■ **Work instructions**: Copy everything in the data below exactly except the pictures.

■ **Data segment**:

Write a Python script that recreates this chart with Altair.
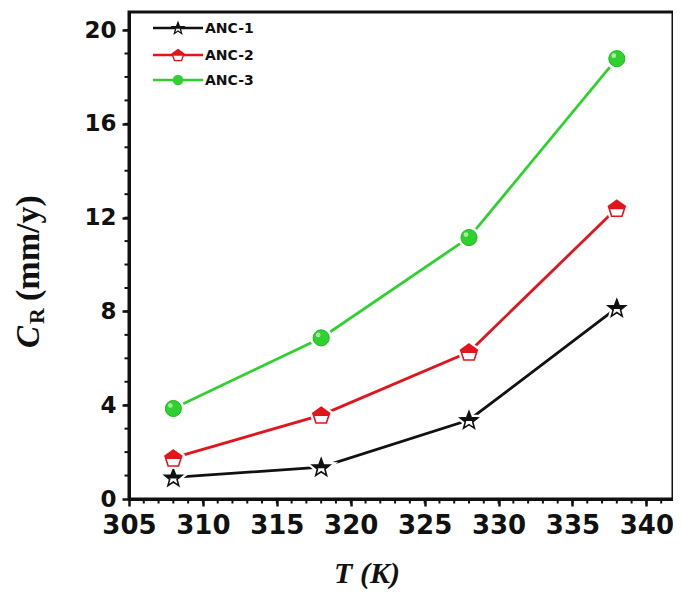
import math
import altair as alt
import pandas as pd

# ---------------- data ----------------
temps = [308, 318, 328, 338]
anc1 = [0.92, 1.36, 3.37, 8.15]
anc2 = [1.75, 3.58, 6.27, 12.4]
anc3 = [3.86, 6.87, 11.15, 18.78]
series_names = ["ANC-1", "ANC-2", "ANC-3"]
series_values = [anc1, anc2, anc3]
colors = ["#111111", "#e3151c", "#2fd12f"]
x_ticks = [305, 310, 315, 320, 325, 330, 335, 340]
y_ticks = [0, 4, 8, 12, 16, 20]
x_minor = list(range(306, 342))
y_minor = list(range(1, 21))

W, H = 544, 487
X_DOMAIN = [305, 341.8]
Y_DOMAIN = [0, 20.77]

rows = []
for name, vals in zip(series_names, series_values):
    for t, v in zip(temps, vals):
        rows.append({"T": t, "CR": v, "series": name})
df = pd.DataFrame(rows)

xscale = alt.Scale(domain=X_DOMAIN, nice=False, zero=False)
yscale = alt.Scale(domain=Y_DOMAIN, nice=False, zero=False)


# ---------------- marker shapes ----------------
def poly_path(pts):
    return "M" + " L".join(f"{x:.3f} {y:.3f}" for x, y in pts) + " Z"


def clip_top(pts, c):
    """keep the part of polygon with y <= c"""
    out = []
    n = len(pts)
    for i in range(n):
        p, q = pts[i], pts[(i + 1) % n]
        pin, qin = p[1] <= c, q[1] <= c
        if pin:
            out.append(p)
        if pin != qin:
            t = (c - p[1]) / (q[1] - p[1])
            out.append((p[0] + t * (q[0] - p[0]), c))
    return out


star_pts = []
for k in range(10):
    a = math.radians(-90 + 36 * k)
    r = 1.0 if k % 2 == 0 else 0.42
    star_pts.append((r * math.cos(a), r * math.sin(a) + 0.08))
pent_pts = []
for k in range(5):
    a = math.radians(-90 + 72 * k)
    pent_pts.append((math.cos(a), math.sin(a) + 0.1))

STAR = poly_path(star_pts)
STAR_TOP = poly_path(clip_top(star_pts, 0.12))
PENT = poly_path(pent_pts)
PENT_TOP = poly_path(clip_top(pent_pts, 0.12))

x_axis = alt.Axis(
    values=x_ticks, title=None, format="d", labelFont="DejaVu Sans",
    labelFontWeight="bold", labelFontSize=26, labelColor="#111",
    labelPadding=6, tickSize=7, tickWidth=2.5, tickColor="#111",
    domainWidth=3, domainColor="#111", grid=False, labelFlush=False,
    labelOverlap=False, labelBound=False)
y_axis = alt.Axis(
    values=y_ticks, title=None, labelFont="DejaVu Sans",
    labelFontWeight="bold", labelFontSize=23, labelColor="#111",
    labelPadding=6, tickSize=7, tickWidth=2.5, tickColor="#111",
    domainWidth=3, domainColor="#111", grid=False, labelFlush=False,
    labelOverlap=False)

X = alt.X("T:Q", scale=xscale, axis=x_axis)
Y = alt.Y("CR:Q", scale=yscale, axis=y_axis)

layers = []

# minor ticks
xm = pd.DataFrame({"T": x_minor})
ym = pd.DataFrame({"CR": y_minor})
layers.append(alt.Chart(xm).mark_rule(color="#111", strokeWidth=2).encode(
    x=X, y=alt.value(H), y2=alt.value(H + 4.5)))
layers.append(alt.Chart(ym).mark_rule(color="#111", strokeWidth=2).encode(
    y=Y, x=alt.value(0), x2=alt.value(-4.5)))

marker_defs = [
    {"shape": STAR, "top": STAR_TOP, "size": 340},
    {"shape": PENT, "top": PENT_TOP, "size": 310},
    {"shape": "circle", "top": None, "size": 260},
]

for name, col, md in zip(series_names, colors, marker_defs):
    sub = df[df["series"] == name]
    base = alt.Chart(sub).encode(x=X, y=Y)
    layers.append(base.mark_line(color=col, strokeWidth=2.8))
    # white halo gap around markers
    layers.append(base.mark_point(shape=md["shape"], size=md["size"], filled=True,
                                  fill="white", stroke="white", strokeWidth=6,
                                  opacity=1))
    if md["top"] is None:
        layers.append(base.mark_point(shape="circle", size=md["size"], filled=True,
                                      fill=col, stroke="#1fb81f", strokeWidth=1,
                                      opacity=1))
        layers.append(base.mark_point(shape="circle", size=22, filled=True,
                                      fill="#b8f7b8", opacity=0.85,
                                      xOffset=-3, yOffset=-3))
    else:
        layers.append(base.mark_point(shape=md["shape"], size=md["size"], filled=True,
                                      fill="white", stroke=col, strokeWidth=1.6,
                                      opacity=1))
        layers.append(base.mark_point(shape=md["top"], size=md["size"], filled=True,
                                      fill=col, opacity=1))

# ---------------- legend ----------------
one = pd.DataFrame({"k": [0]})
leg_y = [16, 43, 68]
leg_marker = [
    {"shape": STAR, "top": STAR_TOP, "size": 150},
    {"shape": PENT, "top": PENT_TOP, "size": 150},
    {"shape": "circle", "top": None, "size": 110},
]
for name, col, ly, md in zip(series_names, colors, leg_y, leg_marker):
    lb = alt.Chart(one)
    layers.append(lb.mark_rule(color=col, strokeWidth=2.4).encode(
        x=alt.value(24), x2=alt.value(74), y=alt.value(ly)))
    if md["top"] is None:
        layers.append(lb.mark_point(shape="circle", size=md["size"], filled=True,
                                    fill=col, opacity=1).encode(
            x=alt.value(49), y=alt.value(ly)))
    else:
        layers.append(lb.mark_point(shape=md["shape"], size=md["size"], filled=True,
                                    fill="white", stroke=col, strokeWidth=1.3,
                                    opacity=1).encode(x=alt.value(49), y=alt.value(ly)))
        layers.append(lb.mark_point(shape=md["top"], size=md["size"], filled=True,
                                    fill=col, opacity=1).encode(
            x=alt.value(49), y=alt.value(ly)))
    layers.append(lb.mark_text(text=name, font="DejaVu Sans", fontWeight="bold",
                               fontSize=14, align="left", baseline="middle",
                               color="#111").encode(x=alt.value(76), y=alt.value(ly + 1)))

# ---------------- axis titles ----------------
serif = "Liberation Serif"
layers.append(alt.Chart(one).mark_text(text="T (K)", font=serif, fontWeight="bold",
                                       fontStyle="italic", fontSize=30, align="center",
                                       baseline="alphabetic", color="#111").encode(
    x=alt.value(238), y=alt.value(571)))
layers.append(alt.Chart(one).mark_text(text="C", font=serif, fontWeight="bold",
                                       fontStyle="italic", fontSize=33, angle=270,
                                       align="left", baseline="alphabetic",
                                       color="#111").encode(
    x=alt.value(-90), y=alt.value(336)))
layers.append(alt.Chart(one).mark_text(text="R", font=serif, fontWeight="bold",
                                       fontSize=22, angle=270,
                                       align="left", baseline="alphabetic",
                                       color="#111").encode(
    x=alt.value(-85), y=alt.value(312)))
layers.append(alt.Chart(one).mark_text(text="(mm/y)", font=serif, fontWeight="bold",
                                       fontSize=34, angle=270,
                                       align="left", baseline="alphabetic",
                                       color="#111").encode(
    x=alt.value(-90), y=alt.value(289)))

chart = alt.layer(*layers).properties(
    width=W, height=H,
    background="white",
    autosize=alt.AutoSizeParams(type="none"),
    padding={"left": 121, "top": 4, "right": 0, "bottom": 92},
).configure_view(stroke="#111", strokeWidth=3)

chart.save("out.html", embed_options={"renderer": "svg", "actions": False})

■ **Worked solution**:
Write a Python script that recreates this chart with Altair.
import math
import altair as alt
import pandas as pd

# ---------------- data ----------------
temps = [308, 318, 328, 338]
anc1 = [0.92, 1.36, 3.37, 8.15]
anc2 = [1.75, 3.58, 6.27, 12.4]
anc3 = [3.86, 6.87, 11.15, 18.78]
series_names = ["ANC-1", "ANC-2", "ANC-3"]
series_values = [anc1, anc2, anc3]
colors = ["#111111", "#e3151c", "#2fd12f"]
x_ticks = [305, 310, 315, 320, 325, 330, 335, 340]
y_ticks = [0, 4, 8, 12, 16, 20]
x_minor = list(range(306, 342))
y_minor = list(range(1, 21))

W, H = 544, 487
X_DOMAIN = [305, 341.8]
Y_DOMAIN = [0, 20.77]

rows = []
for name, vals in zip(series_names, series_values):
    for t, v in zip(temps, vals):
        rows.append({"T": t, "CR": v, "series": name})
df = pd.DataFrame(rows)

xscale = alt.Scale(domain=X_DOMAIN, nice=False, zero=False)
yscale = alt.Scale(domain=Y_DOMAIN, nice=False, zero=False)


# ---------------- marker shapes ----------------
def poly_path(pts):
    return "M" + " L".join(f"{x:.3f} {y:.3f}" for x, y in pts) + " Z"


def clip_top(pts, c):
    """keep the part of polygon with y <= c"""
    out = []
    n = len(pts)
    for i in range(n):
        p, q = pts[i], pts[(i + 1) % n]
        pin, qin = p[1] <= c, q[1] <= c
        if pin:
            out.append(p)
        if pin != qin:
            t = (c - p[1]) / (q[1] - p[1])
            out.append((p[0] + t * (q[0] - p[0]), c))
    return out


star_pts = []
for k in range(10):
    a = math.radians(-90 + 36 * k)
    r = 1.0 if k % 2 == 0 else 0.42
    star_pts.append((r * math.cos(a), r * math.sin(a) + 0.08))
pent_pts = []
for k in range(5):
    a = math.radians(-90 + 72 * k)
    pent_pts.append((math.cos(a), math.sin(a) + 0.1))

STAR = poly_path(star_pts)
STAR_TOP = poly_path(clip_top(star_pts, 0.12))
PENT = poly_path(pent_pts)
PENT_TOP = poly_path(clip_top(pent_pts, 0.12))

x_axis = alt.Axis(
    values=x_ticks, title=None, format="d", labelFont="DejaVu Sans",
    labelFontWeight="bold", labelFontSize=26, labelColor="#111",
    labelPadding=6, tickSize=7, tickWidth=2.5, tickColor="#111",
    domainWidth=3, domainColor="#111", grid=False, labelFlush=False,
    labelOverlap=False, labelBound=False)
y_axis = alt.Axis(
    values=y_ticks, title=None, labelFont="DejaVu Sans",
    labelFontWeight="bold", labelFontSize=23, labelColor="#111",
    labelPadding=6, tickSize=7, tickWidth=2.5, tickColor="#111",
    domainWidth=3, domainColor="#111", grid=False, labelFlush=False,
    labelOverlap=False)

X = alt.X("T:Q", scale=xscale, axis=x_axis)
Y = alt.Y("CR:Q", scale=yscale, axis=y_axis)

layers = []

# minor ticks
xm = pd.DataFrame({"T": x_minor})
ym = pd.DataFrame({"CR": y_minor})
layers.append(alt.Chart(xm).mark_rule(color="#111", strokeWidth=2).encode(
    x=X, y=alt.value(H), y2=alt.value(H + 4.5)))
layers.append(alt.Chart(ym).mark_rule(color="#111", strokeWidth=2).encode(
    y=Y, x=alt.value(0), x2=alt.value(-4.5)))

marker_defs = [
    {"shape": STAR, "top": STAR_TOP, "size": 340},
    {"shape": PENT, "top": PENT_TOP, "size": 310},
    {"shape": "circle", "top": None, "size": 260},
]

for name, col, md in zip(series_names, colors, marker_defs):
    sub = df[df["series"] == name]
    base = alt.Chart(sub).encode(x=X, y=Y)
    layers.append(base.mark_line(color=col, strokeWidth=2.8))
    # white halo gap around markers
    layers.append(base.mark_point(shape=md["shape"], size=md["size"], filled=True,
                                  fill="white", stroke="white", strokeWidth=6,
                                  opacity=1))
    if md["top"] is None:
        layers.append(base.mark_point(shape="circle", size=md["size"], filled=True,
                                      fill=col, stroke="#1fb81f", strokeWidth=1,
                                      opacity=1))
        layers.append(base.mark_point(shape="circle", size=22, filled=True,
                                      fill="#b8f7b8", opacity=0.85,
                                      xOffset=-3, yOffset=-3))
    else:
        layers.append(base.mark_point(shape=md["shape"], size=md["size"], filled=True,
                                      fill="white", stroke=col, strokeWidth=1.6,
                                      opacity=1))
        layers.append(base.mark_point(shape=md["top"], size=md["size"], filled=True,
                                      fill=col, opacity=1))

# ---------------- legend ----------------
one = pd.DataFrame({"k": [0]})
leg_y = [16, 43, 68]
leg_marker = [
    {"shape": STAR, "top": STAR_TOP, "size": 150},
    {"shape": PENT, "top": PENT_TOP, "size": 150},
    {"shape": "circle", "top": None, "size": 110},
]
for name, col, ly, md in zip(series_names, colors, leg_y, leg_marker):
    lb = alt.Chart(one)
    layers.append(lb.mark_rule(color=col, strokeWidth=2.4).encode(
        x=alt.value(24), x2=alt.value(74), y=alt.value(ly)))
    if md["top"] is None:
        layers.append(lb.mark_point(shape="circle", size=md["size"], filled=True,
                                    fill=col, opacity=1).encode(
            x=alt.value(49), y=alt.value(ly)))
    else:
        layers.append(lb.mark_point(shape=md["shape"], size=md["size"], filled=True,
                                    fill="white", stroke=col, strokeWidth=1.3,
                                    opacity=1).encode(x=alt.value(49), y=alt.value(ly)))
        layers.append(lb.mark_point(shape=md["top"], size=md["size"], filled=True,
                                    fill=col, opacity=1).encode(
            x=alt.value(49), y=alt.value(ly)))
    layers.append(lb.mark_text(text=name, font="DejaVu Sans", fontWeight="bold",
                               fontSize=14, align="left", baseline="middle",
                               color="#111").encode(x=alt.value(76), y=alt.value(ly + 1)))

# ---------------- axis titles ----------------
serif = "Liberation Serif"
layers.append(alt.Chart(one).mark_text(text="T (K)", font=serif, fontWeight="bold",
                                       fontStyle="italic", fontSize=30, align="center",
                                       baseline="alphabetic", color="#111").encode(
    x=alt.value(238), y=alt.value(571)))
layers.append(alt.Chart(one).mark_text(text="C", font=serif, fontWeight="bold",
                                       fontStyle="italic", fontSize=33, angle=270,
                                       align="left", baseline="alphabetic",
                                       color="#111").encode(
    x=alt.value(-90), y=alt.value(336)))
layers.append(alt.Chart(one).mark_text(text="R", font=serif, fontWeight="bold",
                                       fontSize=22, angle=270,
                                       align="left", baseline="alphabetic",
                                       color="#111").encode(
    x=alt.value(-85), y=alt.value(312)))
layers.append(alt.Chart(one).mark_text(text="(mm/y)", font=serif, fontWeight="bold",
                                       fontSize=34, angle=270,
                                       align="left", baseline="alphabetic",
                                       color="#111").encode(
    x=alt.value(-90), y=alt.value(289)))

chart = alt.layer(*layers).properties(
    width=W, height=H,
    background="white",
    autosize=alt.AutoSizeParams(type="none"),
    padding={"left": 121, "top": 4, "right": 0, "bottom": 92},
).configure_view(stroke="#111", strokeWidth=3)

chart.save("out.html", embed_options={"renderer": "svg", "actions": False})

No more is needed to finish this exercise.